The only time I have been the Coach and only a coach is when I am a professional Coach in an agreement with a client.

Coaching in software testing

I recently had a short assignment where I was asked to coach a tester. She needed someone to talk to regarding her own journey where she was leading a change in her organization. In the beginning I found myself struggling with who to be. Biased by my recent experiences as a Professional Coach I started off in that role but quickly understood that my client needed something different. The focus was more related to guidance around the change she was implementing at work rather than her own journey. Sometimes it was hard to separate her own growth from the approach to testing that she was implementing.

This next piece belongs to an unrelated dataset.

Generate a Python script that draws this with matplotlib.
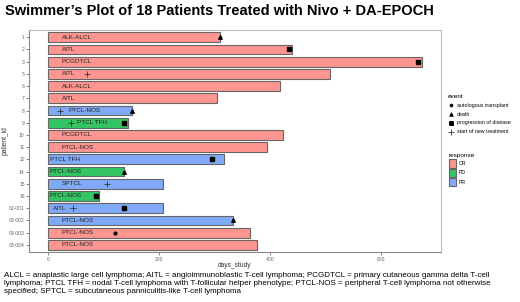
import matplotlib
matplotlib.use("Agg")
import matplotlib.pyplot as plt
from matplotlib.lines import Line2D
from matplotlib.patches import Patch

plt.rcParams['font.family'] = ['Liberation Sans', 'DejaVu Sans']

patients = ["1", "2", "3", "5", "6", "7", "8", "9", "10", "11", "12", "14", "15", "16",
            "02-001", "03-002", "03-003", "03-004"]
days = [310, 440, 674, 508, 418, 304, 151, 145, 423, 394, 318, 138, 207, 92, 207, 334, 364, 376]
response = ["CR", "CR", "CR", "CR", "CR", "CR", "PR", "PD", "CR", "CR", "PR", "PD", "PR", "PD",
            "PR", "PR", "CR", "CR"]
histology = ["ALK-ALCL", "AITL", "PCGDTCL", "AITL", "ALK-ALCL", "AITL", "PTCL-NOS", "PTCL TFH",
             "PCGDTCL", "PTCL-NOS", "PTCL TFH", "PTCL-NOS", "SPTCL", "PTCL-NOS", "AITL",
             "PTCL-NOS", "PTCL-NOS", "PTCL-NOS"]
label_x = [25, 25, 25, 25, 25, 25, 38, 53, 25, 25, 3, 3, 25, 3, 9, 25, 25, 25]

# events: (patient, day, event)
ev_patient = ["1", "2", "3", "5", "8", "8", "9", "9", "12", "14", "15", "16",
              "02-001", "02-001", "03-002", "03-003"]
ev_day = [310, 435, 667, 70, 151, 22, 138, 41, 296, 138, 107, 87, 45, 137, 333, 121]
ev_type = ["death", "progression of disease", "progression of disease", "start of new treatment",
           "death", "start of new treatment", "progression of disease", "start of new treatment",
           "progression of disease", "death", "start of new treatment", "progression of disease",
           "start of new treatment", "progression of disease", "death", "autologous transplant"]

resp_colors = {"CR": "#FF9590", "PD": "#33C463", "PR": "#80AAF8"}
ev_markers = {"autologous transplant": ("o", 2.0), "death": ("^", 2.6),
              "progression of disease": ("s", 2.3), "start of new treatment": ("+", 5)}

fig = plt.figure(figsize=(5.2, 3.02), dpi=100)
ax = fig.add_axes([0.056, 0.165, 0.792, 0.736])

n = len(patients)
ypos = list(range(n))
ax.barh(ypos, days, height=0.8, color=[resp_colors[r] for r in response],
        edgecolor="#666666", linewidth=0.8, zorder=2)
for y, lx, t in zip(ypos, label_x, histology):
    ax.text(lx, y, t, fontsize=4.6, va="center", ha="left", color="#222222", zorder=4)

idx = {p: i for i, p in enumerate(patients)}
for p, d, e in zip(ev_patient, ev_day, ev_type):
    m, s = ev_markers[e]
    if m == "+":
        ax.plot(d, idx[p], marker=m, markersize=s, color="#333333", markeredgewidth=0.6,
                linestyle="none", zorder=5)
    else:
        ax.plot(d, idx[p], marker=m, markersize=s, color="black", linestyle="none", zorder=5)

ax.set_xlim(-33.7, 707.7)
ax.set_ylim(n - 0.4, -0.6)
ax.set_yticks(ypos)
ax.set_yticklabels(patients)
ax.set_xticks([0, 200, 400, 600])
ax.tick_params(axis="both", labelsize=3.6, colors="#555555", length=2, width=0.5,
               labelcolor="#666666", pad=1.2)
for sp in ax.spines.values():
    sp.set_color("#bbbbbb")
    sp.set_linewidth(0.8)
ax.spines["left"].set_color("#888888")
ax.spines["bottom"].set_color("#888888")
ax.set_xlabel("days_study", fontsize=4.8, color="#333333", labelpad=0.5)
ax.set_ylabel("patient_id", fontsize=4.8, color="#333333", labelpad=0)

fig.text(0.01, 0.965, "Swimmer\u2019s Plot of 18 Patients Treated with Nivo + DA-EPOCH",
         fontsize=10.5, fontweight="bold", va="center", ha="left")

# legends
ev_handles = []
for e in ["autologous transplant", "death", "progression of disease", "start of new treatment"]:
    m, s = ev_markers[e]
    ev_handles.append(Line2D([], [], marker=m, markersize=s, color="black" if m != "+" else "#333333",
                             markeredgewidth=0.6, linestyle="none", label=e))
leg1 = fig.legend(handles=ev_handles, title="event", loc="upper left",
                  bbox_to_anchor=(0.862, 0.69), frameon=False, fontsize=3.8,
                  title_fontsize=4.6, handlelength=1.0, handletextpad=0.6,
                  labelspacing=0.75, borderaxespad=0, borderpad=0)
leg1._legend_box.align = "left"
resp_handles = [Patch(facecolor=resp_colors[r], edgecolor="#666666", linewidth=0.8, label=r)
                for r in ["CR", "PD", "PR"]]
leg2 = fig.legend(handles=resp_handles, title="response", loc="upper left",
                  bbox_to_anchor=(0.863, 0.492), frameon=False, fontsize=3.8,
                  title_fontsize=4.6, handlelength=1.3, handleheight=2.0, handletextpad=0.6,
                  labelspacing=0.2, borderaxespad=0, borderpad=0)
leg2._legend_box.align = "left"

caption = ("ALCL = anaplastic large cell lymphoma; AITL = angioimmunoblastic T-cell lymphoma; "
           "PCGDTCL = primary cutaneous gamma delta T-cell\n"
           "lymphoma; PTCL TFH = nodal T-cell lymphoma with T-follicular helper phenotype; "
           "PTCL-NOS = peripheral T-cell lymphoma not otherwise\n"
           "specified; SPTCL = subcutaneous panniculitis-like T-cell lymphoma")
fig.text(0.008, 0.1, caption, fontsize=5.75, va="top", ha="left", linespacing=1.2)

fig.savefig("out.png", dpi=100)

Something that is very important is the agreement that you come up with before starting the sessions. The purpose of that agreement is to build trust and set expectations. Though this situation was a bit new for both myself and my client we decided to keep an open dialogue along the way to make sure she got value from our sessions.

My learning experience here is that it is not as black and white. What title you carry is not as important as the approach you choose.

“What title you carry is not as important as the approach you choose.”

During these sessions I used a coaching approach – actively listening, asking questions, driving my client to find her own solutions based on where she and her team are right now. In the cases where she wanted me to share my experience and thoughts, I did that as well.

What are your thoughts regarding coaches in Software Development/Testing?